Begin Data extract

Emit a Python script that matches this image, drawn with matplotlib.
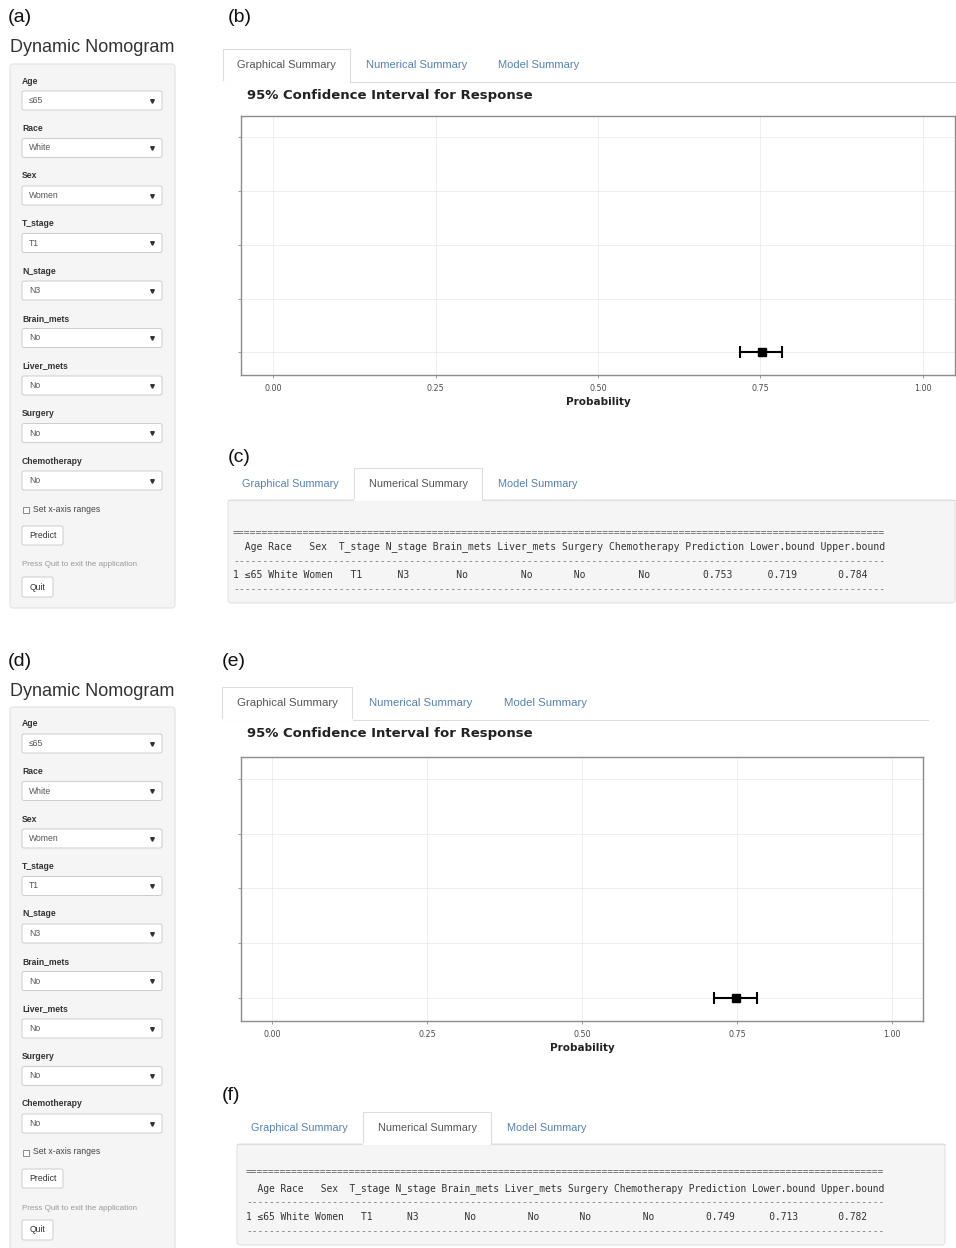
import numpy as np
import matplotlib.pyplot as plt
from matplotlib.patches import FancyBboxPatch, Rectangle

W, H = 956, 1248
SANS = ["Liberation Sans", "DejaVu Sans"]
MONO = ["DejaVu Sans Mono", "DejaVu Sans"]

# ---- app inputs ----
input_labels = ["Age", "Race", "Sex", "T_stage", "N_stage",
                "Brain_mets", "Liver_mets", "Surgery", "Chemotherapy"]
input_values = ["≤65", "White", "Women", "T1", "N3", "No", "No", "No", "No"]
tab_names = ["Graphical Summary", "Numerical Summary", "Model Summary"]

# ---- prediction with 95% CI, one entry per run ----
prediction = [0.753, 0.749]
lower_bound = [0.719, 0.713]
upper_bound = [0.784, 0.782]

x_ticks = [0.00, 0.25, 0.50, 0.75, 1.00]
x_tick_labels = ["0.00", "0.25", "0.50", "0.75", "1.00"]
y_levels = [1, 2, 3, 4, 5]

fig = plt.figure(figsize=(W / 100, H / 100), dpi=100)
fig.patch.set_facecolor("white")

# full-page canvas in pixel units (y down)
cv = fig.add_axes([0, 0, 1, 1])
cv.set_xlim(0, W)
cv.set_ylim(H, 0)
cv.axis("off")


def px_axes(x0, y0, x1, y1):
    return fig.add_axes([x0 / W, 1 - y1 / H, (x1 - x0) / W, (y1 - y0) / H])


def rbox(x, y, w, h, fc, ec, lw=0.8, r=3, z=1):
    p = FancyBboxPatch((x, y), w, h, boxstyle=f"round,pad=0,rounding_size={r}",
                       fc=fc, ec=ec, lw=lw, zorder=z)
    cv.add_patch(p)
    return p


def panel_label(x, y, s):
    cv.text(x, y, s, fontsize=14, family=SANS, color="#111", va="center", ha="left")


# ---- sidebar ----
def sidebar(dy):
    cv.text(10, 48 + dy, "Dynamic Nomogram", fontsize=13, family=SANS,
            color="#333", va="center")
    rbox(10, 64 + dy, 165, 544, "#f5f5f5", "#e3e3e3")
    for i, (lab, val) in enumerate(zip(input_labels, input_values)):
        y = 81 + 47.5 * i + dy
        cv.text(22, y, lab, fontsize=6.2, fontweight="bold", family=SANS,
                color="#333", va="center", zorder=3)
        rbox(22, y + 10, 140, 19, "white", "#cccccc", lw=0.7, r=2, z=2)
        cv.text(29, y + 19.5, val, fontsize=6.2, family=SANS, color="#555",
                va="center", zorder=3)
        cv.plot([152], [y + 19.5], marker="v", ms=2.6, color="#333", zorder=3)
    cv.add_patch(Rectangle((23, 507 + dy), 6, 6, fc="white", ec="#777", lw=0.6, zorder=3))
    cv.text(33, 509 + dy, "Set x-axis ranges", fontsize=6.2, family=SANS,
            color="#444", va="center", zorder=3)
    rbox(22, 526 + dy, 41, 19, "white", "#cccccc", lw=0.7, r=2, z=2)
    cv.text(42.5, 535.5 + dy, "Predict", fontsize=6.2, family=SANS, color="#333",
            ha="center", va="center", zorder=3)
    cv.text(22, 565 + dy, "Press Quit to exit the application", fontsize=5.8,
            family=SANS, color="#999", va="center", zorder=3)
    rbox(22, 577 + dy, 31, 20, "white", "#cccccc", lw=0.7, r=2, z=2)
    cv.text(37.5, 587 + dy, "Quit", fontsize=6.2, family=SANS, color="#333",
            ha="center", va="center", zorder=3)


# ---- nav tabs ----
def tabs(left, top, bottom, right, s, active):
    widths = [127 * s, 130 * s, 110 * s]
    x = left
    cv.plot([left, right], [bottom, bottom], color="#dddddd", lw=0.8, zorder=2)
    for i, (name, w) in enumerate(zip(tab_names, widths)):
        if i == active:
            cv.plot([x, x, x + w, x + w], [bottom, top, top, bottom],
                    color="#dddddd", lw=0.8, zorder=3)
            cv.plot([x + 0.6, x + w - 0.6], [bottom, bottom], color="white",
                    lw=1.4, zorder=3)
            col = "#555555"
        else:
            col = "#5581b0"
        cv.text(x + w / 2, (top + bottom) / 2, name, fontsize=8 * s, family=SANS,
                color=col, ha="center", va="center", zorder=4)
        x += w + 2


# ---- CI plot ----
def ci_plot(box, k, title_y):
    cv.text(247, title_y, "95% Confidence Interval for Response", fontsize=9.5,
            fontweight="bold", family="DejaVu Sans", color="#222", va="center")
    ax = px_axes(*box)
    xerr = [[prediction[k] - lower_bound[k]], [upper_bound[k] - prediction[k]]]
    ax.errorbar([prediction[k]], [y_levels[0]], xerr=xerr, fmt="s", color="black",
                ms=5.5, capsize=4.2, elinewidth=1.5, capthick=1.5, zorder=3)
    ax.set_xlim(-0.05, 1.05)
    ax.set_ylim(0.58, 5.4)
    ax.set_xticks(x_ticks, labels=x_tick_labels)
    ax.set_yticks(y_levels, labels=[""] * len(y_levels))
    ax.grid(color="#ebebeb", lw=0.6)
    ax.set_axisbelow(True)
    for sp in ax.spines.values():
        sp.set_color("#8c8c8c")
        sp.set_linewidth(1.0)
    ax.tick_params(length=2.5, width=0.6, color="#8c8c8c", labelsize=5.8,
                   labelcolor="#4d4d4d", pad=4)
    ax.set_xlabel("Probability", fontsize=7.5, fontweight="bold", labelpad=3,
                  color="#222", family="DejaVu Sans")
    return ax


# ---- numerical summary table ----
def centered(s, w, right_bias=False):
    pad = w - len(s)
    left = (pad + 1) // 2 if right_bias else pad // 2
    return " " * left + s + " " * (pad - left)


def table_panel(x0, y0, x1, y1, k, tx, line_ys, fs):
    rbox(x0, y0, x1 - x0, y1 - y0, "#f5f5f5", "#e3e3e3", z=1)
    heads = [""] + input_labels + ["Prediction", "Lower.bound", "Upper.bound"]
    nums = [prediction[k], lower_bound[k], upper_bound[k]]
    vals = ["1"] + input_values + [f"{v:.3f}" for v in nums]
    widths = [max(len(h), len(v)) for h, v in zip(heads, vals)]
    n_num = len(nums)
    header = " ".join(centered(h, w) for h, w in zip(heads, widths))
    row = " ".join(
        v.ljust(w) if i == 0 else centered(v, w, right_bias=i >= len(vals) - n_num)
        for i, (v, w) in enumerate(zip(vals, widths)))
    lines = ["=" * len(header), header, "-" * len(header), row, "-" * len(header)]
    colors = ["#666", "#333", "#777", "#333", "#777"]
    for s, y, c in zip(lines, line_ys, colors):
        cv.text(tx, y, s, fontsize=fs, family=MONO, color=c, va="center", zorder=3)


# top half
panel_label(8, 18, "(a)")
sidebar(0)
panel_label(228, 18, "(b)")
tabs(223, 49, 82, 955, 1.0, 0)
ci_plot((241, 116, 955, 375), 0, 95)
panel_label(228, 457, "(c)")
table_panel(228, 500, 955, 603, 0, 233, [533, 547, 561, 575, 589], 7.05)
tabs(228, 468, 500, 955, 0.98, 1)

# bottom half
panel_label(8, 661, "(d)")
sidebar(643)
panel_label(222, 661, "(e)")
tabs(222, 687, 720, 928, 1.025, 0)
ci_plot((241, 757, 923, 1021), 1, 734)
panel_label(222, 1096, "(f)")
table_panel(237, 1144, 945, 1245, 1, 246, [1172, 1189, 1202, 1217, 1231], 6.95)
tabs(237, 1112, 1144, 945, 0.98, 1)

fig.savefig("out.png", dpi=100, facecolor="white")
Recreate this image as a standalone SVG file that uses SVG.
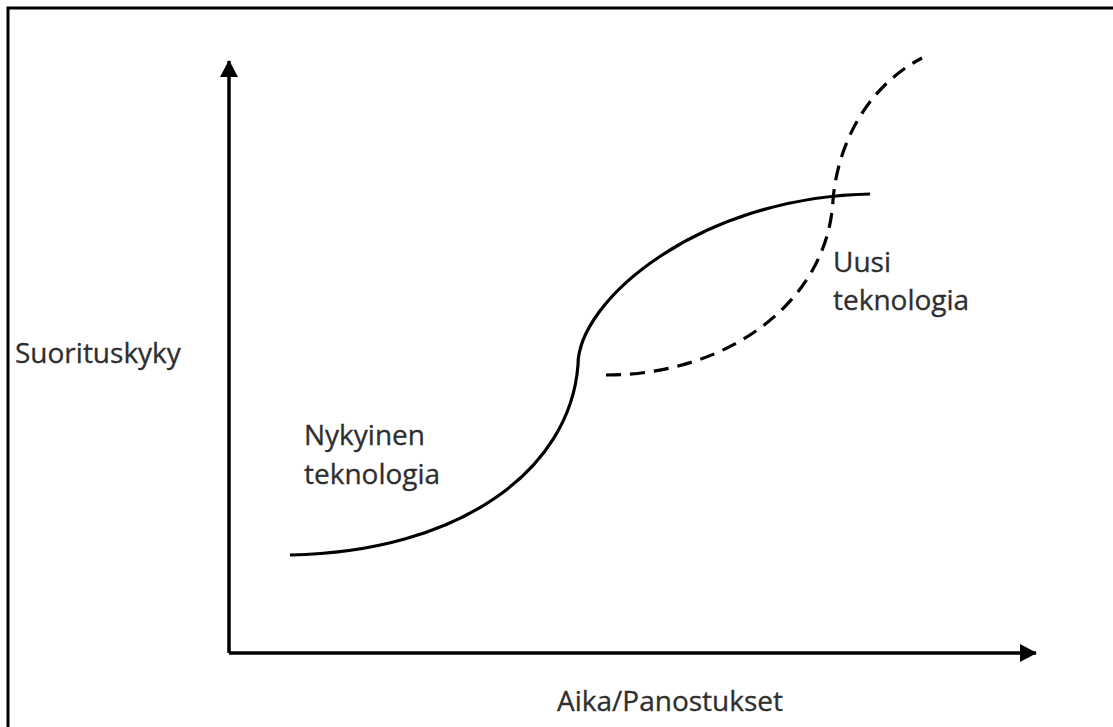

End Data extract

Go through the material line by line. Show each line that contains the string "this".

Emit a Python script that matches this image, drawn with matplotlib.
Recreate this image as a standalone SVG file that uses SVG.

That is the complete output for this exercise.